• Required work:
What is needed is the run of lines from the one containing "Generate a standalone" through the one containing "системы охлаждения двигателя</text>", echoed exactly, with both ends kept and nothing added.

Items from a dataset:
[START]
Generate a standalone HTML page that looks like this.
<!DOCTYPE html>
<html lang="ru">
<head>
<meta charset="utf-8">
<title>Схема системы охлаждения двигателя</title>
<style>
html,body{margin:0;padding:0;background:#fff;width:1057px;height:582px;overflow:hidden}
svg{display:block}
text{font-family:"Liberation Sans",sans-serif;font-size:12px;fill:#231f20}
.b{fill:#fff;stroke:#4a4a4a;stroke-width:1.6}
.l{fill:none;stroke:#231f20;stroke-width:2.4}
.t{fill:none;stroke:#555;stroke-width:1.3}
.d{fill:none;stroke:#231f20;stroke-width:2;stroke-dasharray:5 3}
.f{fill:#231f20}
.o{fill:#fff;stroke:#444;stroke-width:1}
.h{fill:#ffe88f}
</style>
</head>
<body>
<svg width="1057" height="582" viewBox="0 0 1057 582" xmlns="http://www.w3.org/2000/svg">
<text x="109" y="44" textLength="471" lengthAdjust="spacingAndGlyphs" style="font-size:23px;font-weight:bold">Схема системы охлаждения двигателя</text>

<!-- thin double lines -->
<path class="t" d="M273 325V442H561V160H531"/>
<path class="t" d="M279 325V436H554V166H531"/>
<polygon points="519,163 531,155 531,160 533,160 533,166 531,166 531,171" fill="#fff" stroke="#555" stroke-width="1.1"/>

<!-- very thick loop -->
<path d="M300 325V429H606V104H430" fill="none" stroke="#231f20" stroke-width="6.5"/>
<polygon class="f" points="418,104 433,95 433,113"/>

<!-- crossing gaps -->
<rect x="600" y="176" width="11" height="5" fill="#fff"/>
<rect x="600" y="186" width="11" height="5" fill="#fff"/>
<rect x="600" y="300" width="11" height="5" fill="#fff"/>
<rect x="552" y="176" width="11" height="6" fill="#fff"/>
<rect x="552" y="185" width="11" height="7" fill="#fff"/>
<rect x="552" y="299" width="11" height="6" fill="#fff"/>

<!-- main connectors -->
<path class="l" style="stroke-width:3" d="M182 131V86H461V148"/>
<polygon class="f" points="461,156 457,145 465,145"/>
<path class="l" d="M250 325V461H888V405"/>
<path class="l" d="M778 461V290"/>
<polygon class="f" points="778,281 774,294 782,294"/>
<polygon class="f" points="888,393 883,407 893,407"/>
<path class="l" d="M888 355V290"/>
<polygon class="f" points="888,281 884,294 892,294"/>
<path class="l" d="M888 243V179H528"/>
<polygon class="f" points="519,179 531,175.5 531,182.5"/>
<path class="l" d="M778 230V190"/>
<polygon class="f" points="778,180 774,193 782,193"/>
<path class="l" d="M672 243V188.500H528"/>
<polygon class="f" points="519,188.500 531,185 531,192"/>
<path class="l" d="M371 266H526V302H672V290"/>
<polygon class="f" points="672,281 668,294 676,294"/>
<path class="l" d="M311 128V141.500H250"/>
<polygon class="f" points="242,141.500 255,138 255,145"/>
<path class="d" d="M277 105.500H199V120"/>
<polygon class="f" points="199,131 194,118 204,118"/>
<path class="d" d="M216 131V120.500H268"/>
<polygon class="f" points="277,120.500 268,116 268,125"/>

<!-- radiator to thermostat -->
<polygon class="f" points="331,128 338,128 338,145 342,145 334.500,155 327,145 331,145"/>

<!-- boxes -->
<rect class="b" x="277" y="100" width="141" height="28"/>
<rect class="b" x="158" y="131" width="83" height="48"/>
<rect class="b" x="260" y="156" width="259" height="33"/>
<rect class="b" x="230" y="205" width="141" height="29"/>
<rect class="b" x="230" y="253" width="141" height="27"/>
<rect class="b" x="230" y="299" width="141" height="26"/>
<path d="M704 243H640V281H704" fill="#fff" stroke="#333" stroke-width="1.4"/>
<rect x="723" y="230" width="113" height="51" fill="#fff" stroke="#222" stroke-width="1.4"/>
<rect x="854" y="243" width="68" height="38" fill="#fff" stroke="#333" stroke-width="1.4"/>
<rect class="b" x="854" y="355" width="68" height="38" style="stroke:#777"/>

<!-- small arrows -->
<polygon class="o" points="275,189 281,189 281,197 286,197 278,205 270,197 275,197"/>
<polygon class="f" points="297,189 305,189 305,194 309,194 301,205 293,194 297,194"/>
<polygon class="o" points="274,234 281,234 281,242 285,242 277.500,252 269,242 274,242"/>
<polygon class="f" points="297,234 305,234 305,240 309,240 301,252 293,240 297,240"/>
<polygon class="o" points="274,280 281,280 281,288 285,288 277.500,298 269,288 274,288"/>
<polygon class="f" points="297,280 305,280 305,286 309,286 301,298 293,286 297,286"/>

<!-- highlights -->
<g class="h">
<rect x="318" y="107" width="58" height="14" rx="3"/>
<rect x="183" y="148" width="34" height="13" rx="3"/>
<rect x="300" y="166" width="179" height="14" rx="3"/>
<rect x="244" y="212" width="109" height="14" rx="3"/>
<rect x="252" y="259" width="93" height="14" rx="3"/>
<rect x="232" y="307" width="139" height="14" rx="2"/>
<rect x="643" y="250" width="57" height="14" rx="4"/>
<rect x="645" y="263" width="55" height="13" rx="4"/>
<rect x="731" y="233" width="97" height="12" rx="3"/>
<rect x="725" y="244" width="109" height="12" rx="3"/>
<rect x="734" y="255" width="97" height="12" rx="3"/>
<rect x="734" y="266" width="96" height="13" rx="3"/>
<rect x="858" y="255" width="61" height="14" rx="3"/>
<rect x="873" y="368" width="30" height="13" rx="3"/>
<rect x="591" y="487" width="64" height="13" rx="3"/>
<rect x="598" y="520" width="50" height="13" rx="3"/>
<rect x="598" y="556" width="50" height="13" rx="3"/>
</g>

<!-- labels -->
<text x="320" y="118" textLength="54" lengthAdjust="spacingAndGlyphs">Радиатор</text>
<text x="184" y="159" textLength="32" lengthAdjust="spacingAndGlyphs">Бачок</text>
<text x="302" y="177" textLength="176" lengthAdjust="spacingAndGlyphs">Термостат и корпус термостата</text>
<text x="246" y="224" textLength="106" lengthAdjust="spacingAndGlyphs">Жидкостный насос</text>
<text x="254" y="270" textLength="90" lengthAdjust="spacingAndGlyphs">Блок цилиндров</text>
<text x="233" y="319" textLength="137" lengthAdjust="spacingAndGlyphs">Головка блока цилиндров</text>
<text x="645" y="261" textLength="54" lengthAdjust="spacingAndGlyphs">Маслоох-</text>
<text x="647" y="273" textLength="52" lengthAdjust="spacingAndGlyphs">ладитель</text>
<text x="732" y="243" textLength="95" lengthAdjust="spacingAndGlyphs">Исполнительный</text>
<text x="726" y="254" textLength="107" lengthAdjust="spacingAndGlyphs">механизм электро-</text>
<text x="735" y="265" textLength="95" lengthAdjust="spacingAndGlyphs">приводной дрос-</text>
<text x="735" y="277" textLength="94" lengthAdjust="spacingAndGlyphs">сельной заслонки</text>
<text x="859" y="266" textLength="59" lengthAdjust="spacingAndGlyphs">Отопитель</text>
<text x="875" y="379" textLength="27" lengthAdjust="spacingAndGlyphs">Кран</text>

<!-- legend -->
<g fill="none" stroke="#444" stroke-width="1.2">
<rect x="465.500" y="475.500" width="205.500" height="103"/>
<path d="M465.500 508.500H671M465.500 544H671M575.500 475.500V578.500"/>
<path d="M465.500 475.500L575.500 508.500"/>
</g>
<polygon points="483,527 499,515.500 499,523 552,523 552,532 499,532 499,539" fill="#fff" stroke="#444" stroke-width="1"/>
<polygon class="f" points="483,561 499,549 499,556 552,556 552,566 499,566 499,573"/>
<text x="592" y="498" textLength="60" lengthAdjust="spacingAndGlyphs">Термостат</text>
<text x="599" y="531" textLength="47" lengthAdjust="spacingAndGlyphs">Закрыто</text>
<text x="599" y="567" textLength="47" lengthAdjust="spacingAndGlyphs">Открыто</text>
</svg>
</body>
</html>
[END]
[START]
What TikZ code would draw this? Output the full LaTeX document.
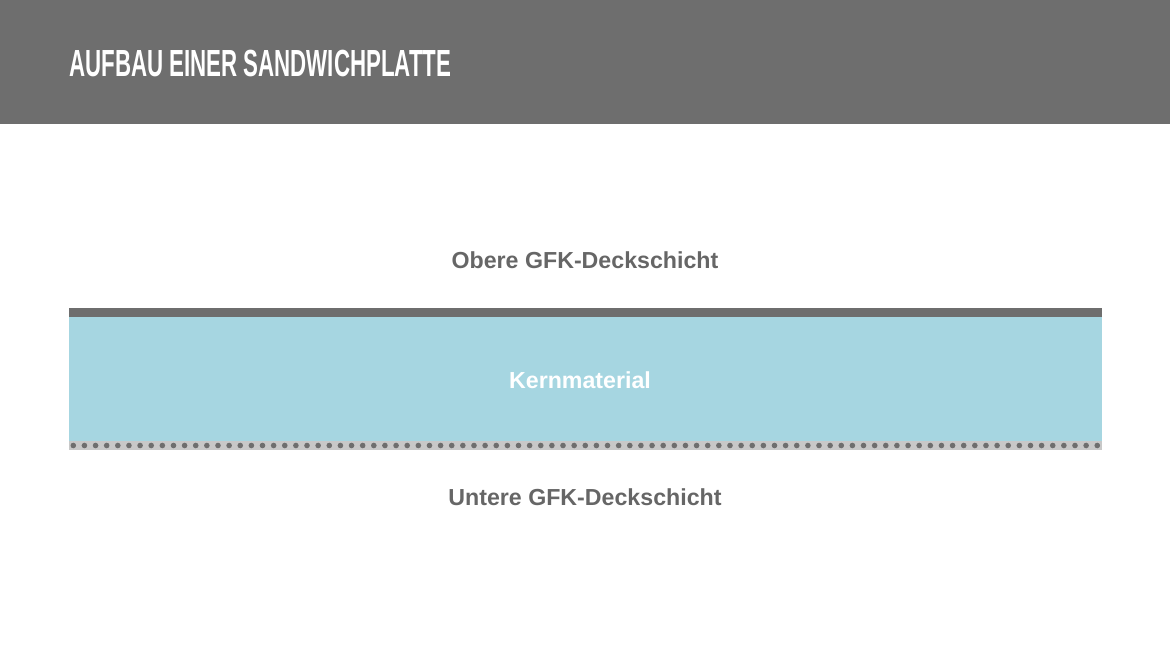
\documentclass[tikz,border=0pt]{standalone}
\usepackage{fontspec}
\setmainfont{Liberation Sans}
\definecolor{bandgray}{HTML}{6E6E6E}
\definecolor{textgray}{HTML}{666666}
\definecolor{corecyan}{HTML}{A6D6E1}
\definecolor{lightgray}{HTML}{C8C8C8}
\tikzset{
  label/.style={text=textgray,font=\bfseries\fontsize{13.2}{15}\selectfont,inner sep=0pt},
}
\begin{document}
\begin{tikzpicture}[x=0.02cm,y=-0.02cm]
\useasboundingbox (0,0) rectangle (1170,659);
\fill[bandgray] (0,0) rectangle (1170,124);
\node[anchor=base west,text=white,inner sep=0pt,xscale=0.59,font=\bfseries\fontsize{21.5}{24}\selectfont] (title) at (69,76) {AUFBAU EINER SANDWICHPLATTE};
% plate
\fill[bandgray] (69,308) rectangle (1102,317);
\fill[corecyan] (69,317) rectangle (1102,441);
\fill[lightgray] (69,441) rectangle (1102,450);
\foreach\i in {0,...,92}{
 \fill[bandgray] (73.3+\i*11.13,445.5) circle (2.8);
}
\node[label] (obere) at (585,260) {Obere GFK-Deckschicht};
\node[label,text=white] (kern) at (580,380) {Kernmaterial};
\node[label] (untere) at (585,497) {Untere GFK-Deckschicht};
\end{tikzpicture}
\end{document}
[END]
• Task response:
Generate a standalone HTML page that looks like this.
<!DOCTYPE html>
<html lang="ru">
<head>
<meta charset="utf-8">
<title>Схема системы охлаждения двигателя</title>
<style>
html,body{margin:0;padding:0;background:#fff;width:1057px;height:582px;overflow:hidden}
svg{display:block}
text{font-family:"Liberation Sans",sans-serif;font-size:12px;fill:#231f20}
.b{fill:#fff;stroke:#4a4a4a;stroke-width:1.6}
.l{fill:none;stroke:#231f20;stroke-width:2.4}
.t{fill:none;stroke:#555;stroke-width:1.3}
.d{fill:none;stroke:#231f20;stroke-width:2;stroke-dasharray:5 3}
.f{fill:#231f20}
.o{fill:#fff;stroke:#444;stroke-width:1}
.h{fill:#ffe88f}
</style>
</head>
<body>
<svg width="1057" height="582" viewBox="0 0 1057 582" xmlns="http://www.w3.org/2000/svg">
<text x="109" y="44" textLength="471" lengthAdjust="spacingAndGlyphs" style="font-size:23px;font-weight:bold">Схема системы охлаждения двигателя</text>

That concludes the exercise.